A large randomized clinical trial and a targeted biomarker analysis suggest daily cocoa extract supplements rich in flavanols can reduce a core marker of age-related inflammation. Researchers from Mass General Brigham and collaborators analyzed samples from the COcoa Supplement and Multivitamin Outcomes Study (COSMOS) and found that high-sensitivity C-reactive protein (hsCRP) declined in participants taking cocoa extract compared with placebo. Credit: Stock

Scientific background

Chronic, low-grade inflammation that increases with age—often called "inflammaging"—is linked to higher risk of cardiovascular disease and other age-related conditions. Flavanols are bioactive plant compounds found in cocoa beans, berries, tea and other foods. Prior small studies indicated flavanol-rich cocoa could lower inflammatory biomarkers; COSMOS was designed to test whether these effects hold in a large, long-term human trial and whether they relate to cardiovascular outcomes.

Trial design and key findings

From 2014 to 2020, the COSMOS randomized, double-blind, placebo-controlled trial enrolled 21,442 adults aged 60 and older to evaluate the effects of daily cocoa extract and multivitamin supplements on long-term health outcomes. The overall trial previously reported a 27% reduction in deaths from cardiovascular disease among participants assigned to cocoa extract.

In a preplanned biomarker subanalysis, investigators measured five inflammation-related proteins in blood from 598 COSMOS participants at baseline, one year and two years. They tracked three pro-inflammatory markers (hsCRP, interleukin-6 (IL-6) and tumor necrosis factor-alpha (TNF-α)), one anti-inflammatory protein (IL-10) and one immune cytokine (interferon-gamma, IFN-γ).

hsCRP decline and other biomarkers

Participants taking cocoa extract showed an average annual decline in hsCRP of about 8.4% relative to placebo. Other markers changed little or increased modestly; IL-6 declined slightly among female participants but not males. The team also observed a rise in IFN-γ, an immune-related cytokine, a finding the authors flagged for follow-up.

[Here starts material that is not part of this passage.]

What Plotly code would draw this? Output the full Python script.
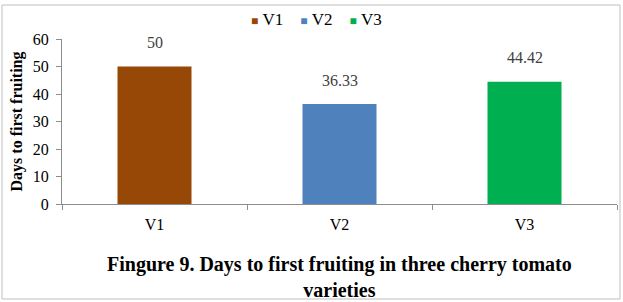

"We wanted to see whether multi-year cocoa extract supplementation versus a placebo could modulate inflammaging—and the data suggests it does," said Howard Sesso, ScD, MPH, corresponding author. COSMOS Trial study pills pack. Credit: Mars Edge

Implications and next steps

The hsCRP reduction may help explain the observed cardiovascular mortality benefit from cocoa extract in the larger COSMOS trial. Authors caution cocoa supplements are not a substitute for healthy diet and lifestyle but highlight the potential of plant-derived flavanols to modulate inflammation and support heart health. Ongoing COSMOS analyses will examine whether cocoa and multivitamin regimens affect more severe inflammaging and other aging-related outcomes.

Conclusion

This large-scale human evidence strengthens the link between flavanol-rich cocoa extract and reduced systemic inflammation as measured by hsCRP, supporting further research into dietary flavanols as a strategy to protect cardiovascular health during aging.